[WHAT YOU HAVE TO DO]
Drop every picture. Then return, exactly, the lines from the beginning of the listing below through the one containing "import * as".

[SOURCE DATA]
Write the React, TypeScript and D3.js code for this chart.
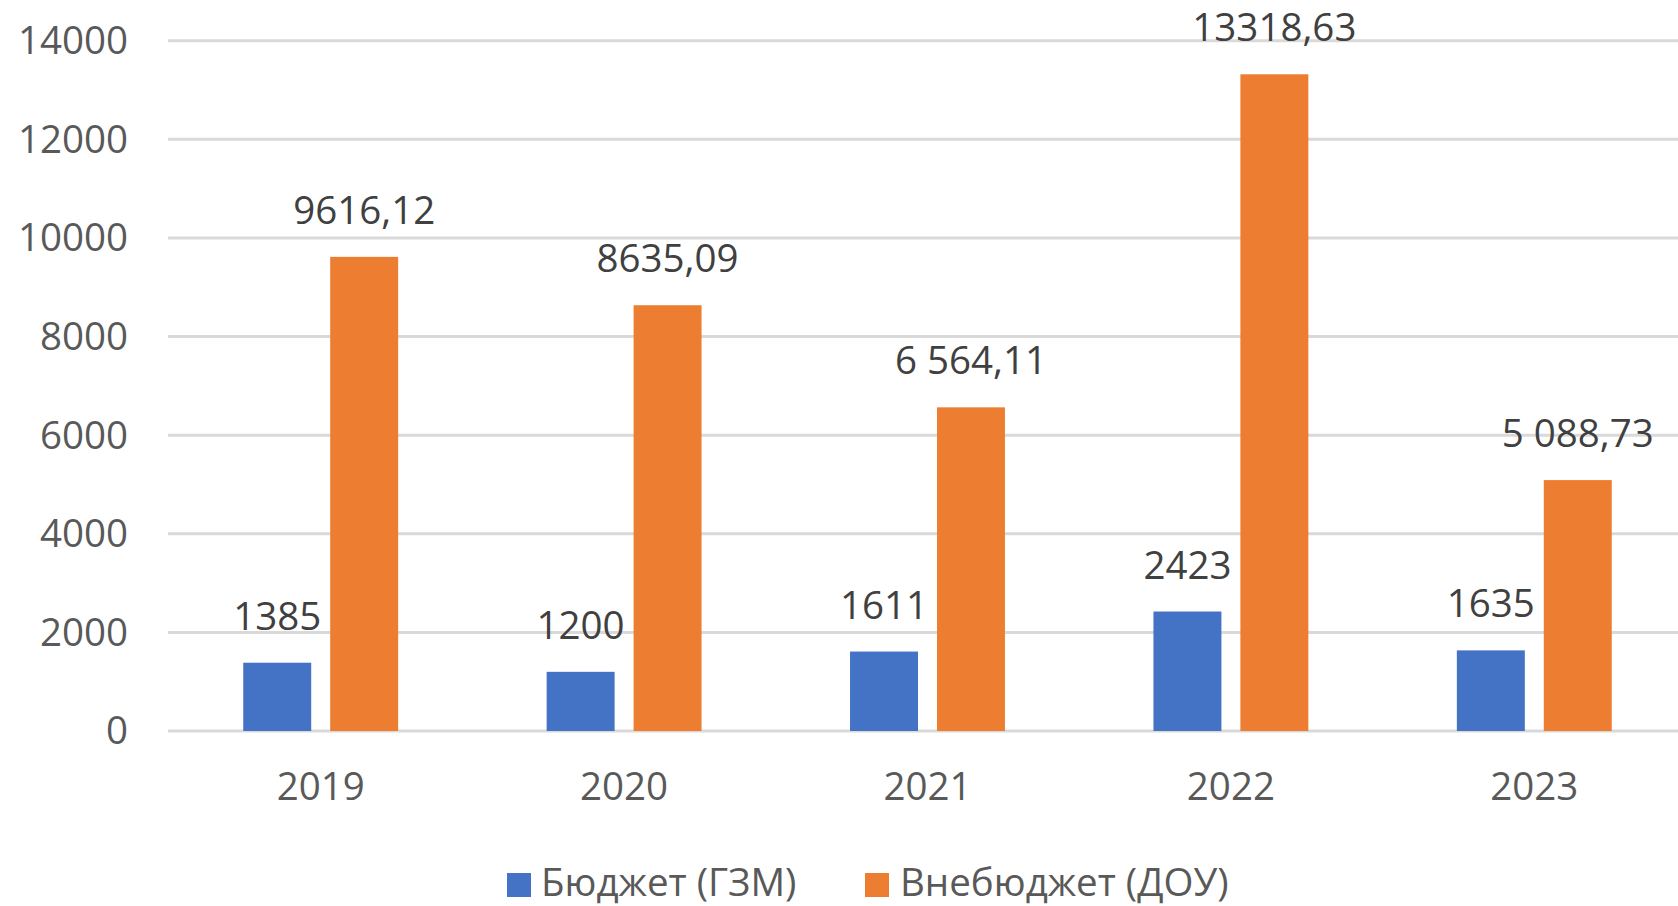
import React from "react";
import * as d3 from "d3";

const years = ["2019", "2020", "2021", "2022", "2023"];
const budget = [1385, 1200, 1611, 2423, 1635];
const budgetLabels = ["1385", "1200", "1611", "2423", "1635"];
const extra = [9616.12, 8635.09, 6564.11, 13318.63, 5088.73];
const extraLabels = ["9616,12", "8635,09", "6 564,11", "13318,63", "5 088,73"];
const yTicks = [0, 2000, 4000, 6000, 8000, 10000, 12000, 14000];
const seriesNames = ["Бюджет (ГЗМ)", "Внебюджет (ДОУ)"];
const colors = ["#4472C4", "#ED7D31"];

const W = 1678;
const H = 906;
const FONT = "'Open Sans', sans-serif";
const FS = 38.5;

export default function App() {
  const x = d3.scaleBand<string>().domain(years).range([169, 1686]).padding(0);
  const step = x.step();
  const barW = step * 0.224;
  const gap = step * 0.0626;
  const y = d3.scaleLinear().domain([0, 14000]).range([731, 40.7]);
  const series = [budget, extra];
  const labels = [budgetLabels, extraLabels];

  return (
    <div style={{ position: "fixed", left: 0, top: 0, width: W, height: H, background: "#fff" }}>
      <svg width={W} height={H} style={{ display: "block" }} fontFamily={FONT}>
        {yTicks.map((t) => (
          <g key={t}>
            <line x1={168} x2={W} y1={y(t)} y2={y(t)} stroke="#d9d9d9" strokeWidth={3} />
            <text x={128} y={y(t)} dy="0.35em" textAnchor="end" fontSize={FS} fill="#595959">
              {t}
            </text>
          </g>
        ))}
        {years.map((yr, i) => {
          const cx = (x(yr) as number) + step / 2;
          return (
            <g key={yr}>
              {series.map((s, k) => {
                const bx = k === 0 ? cx - gap / 2 - barW : cx + gap / 2;
                return (
                  <g key={k}>
                    <rect x={bx} y={y(s[i])} width={barW} height={y(0) - y(s[i])} fill={colors[k]} />
                    <text x={bx + barW / 2} y={y(s[i]) - 33} textAnchor="middle" fontSize={FS} fill="#404040">
                      {labels[k][i]}
                    </text>
                  </g>
                );
              })}
              <text x={cx} y={800} textAnchor="middle" fontSize={FS} fill="#595959">
                {yr}
              </text>
            </g>
          );
        })}
        <g>
          <rect x={507} y={873} width={24} height={24} fill={colors[0]} />
          <text x={541} y={896} fontSize={FS} fill="#595959">{seriesNames[0]}</text>
          <rect x={865} y={873} width={24} height={24} fill={colors[1]} />
          <text x={900} y={896} fontSize={FS} fill="#595959">{seriesNames[1]}</text>
        </g>
      </svg>
    </div>
  );
}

[EXERCISE ANSWER]
Write the React, TypeScript and D3.js code for this chart.
import React from "react";
import * as d3 from "d3";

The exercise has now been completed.